EXERCISE: Reproduce the material word for word; the images stay out.

DATA SEGMENT:
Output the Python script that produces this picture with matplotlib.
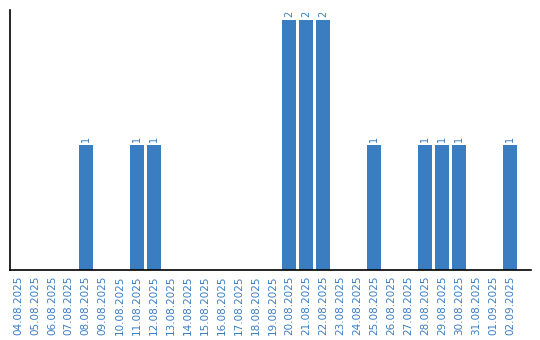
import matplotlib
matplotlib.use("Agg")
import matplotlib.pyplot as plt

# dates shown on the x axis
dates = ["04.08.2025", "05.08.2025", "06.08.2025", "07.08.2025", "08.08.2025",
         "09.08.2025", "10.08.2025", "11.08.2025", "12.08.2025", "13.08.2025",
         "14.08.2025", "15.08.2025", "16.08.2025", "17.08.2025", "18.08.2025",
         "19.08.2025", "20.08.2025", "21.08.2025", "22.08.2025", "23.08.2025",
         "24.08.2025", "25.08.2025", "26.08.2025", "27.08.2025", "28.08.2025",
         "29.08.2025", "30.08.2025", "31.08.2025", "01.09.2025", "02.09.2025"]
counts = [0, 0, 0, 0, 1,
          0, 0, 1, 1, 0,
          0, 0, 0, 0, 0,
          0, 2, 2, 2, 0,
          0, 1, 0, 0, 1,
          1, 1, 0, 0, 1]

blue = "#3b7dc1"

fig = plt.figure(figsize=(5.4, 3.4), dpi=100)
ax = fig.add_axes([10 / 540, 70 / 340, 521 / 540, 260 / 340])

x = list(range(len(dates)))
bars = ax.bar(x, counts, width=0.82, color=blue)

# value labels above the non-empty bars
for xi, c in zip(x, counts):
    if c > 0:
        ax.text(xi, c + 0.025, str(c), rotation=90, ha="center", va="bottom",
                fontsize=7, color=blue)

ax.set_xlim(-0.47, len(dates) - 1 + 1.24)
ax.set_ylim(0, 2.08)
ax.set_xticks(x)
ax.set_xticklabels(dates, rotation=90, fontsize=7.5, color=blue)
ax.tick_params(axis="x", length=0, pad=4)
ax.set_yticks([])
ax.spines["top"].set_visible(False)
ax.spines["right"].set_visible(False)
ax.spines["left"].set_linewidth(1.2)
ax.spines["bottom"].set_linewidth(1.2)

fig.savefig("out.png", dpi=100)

RESULT:
Output the Python script that produces this picture with matplotlib.
import matplotlib
matplotlib.use("Agg")
import matplotlib.pyplot as plt

# dates shown on the x axis
dates = ["04.08.2025", "05.08.2025", "06.08.2025", "07.08.2025", "08.08.2025",
         "09.08.2025", "10.08.2025", "11.08.2025", "12.08.2025", "13.08.2025",
         "14.08.2025", "15.08.2025", "16.08.2025", "17.08.2025", "18.08.2025",
         "19.08.2025", "20.08.2025", "21.08.2025", "22.08.2025", "23.08.2025",
         "24.08.2025", "25.08.2025", "26.08.2025", "27.08.2025", "28.08.2025",
         "29.08.2025", "30.08.2025", "31.08.2025", "01.09.2025", "02.09.2025"]
counts = [0, 0, 0, 0, 1,
          0, 0, 1, 1, 0,
          0, 0, 0, 0, 0,
          0, 2, 2, 2, 0,
          0, 1, 0, 0, 1,
          1, 1, 0, 0, 1]

blue = "#3b7dc1"

fig = plt.figure(figsize=(5.4, 3.4), dpi=100)
ax = fig.add_axes([10 / 540, 70 / 340, 521 / 540, 260 / 340])

x = list(range(len(dates)))
bars = ax.bar(x, counts, width=0.82, color=blue)

# value labels above the non-empty bars
for xi, c in zip(x, counts):
    if c > 0:
        ax.text(xi, c + 0.025, str(c), rotation=90, ha="center", va="bottom",
                fontsize=7, color=blue)

ax.set_xlim(-0.47, len(dates) - 1 + 1.24)
ax.set_ylim(0, 2.08)
ax.set_xticks(x)
ax.set_xticklabels(dates, rotation=90, fontsize=7.5, color=blue)
ax.tick_params(axis="x", length=0, pad=4)
ax.set_yticks([])
ax.spines["top"].set_visible(False)
ax.spines["right"].set_visible(False)
ax.spines["left"].set_linewidth(1.2)
ax.spines["bottom"].set_linewidth(1.2)

fig.savefig("out.png", dpi=100)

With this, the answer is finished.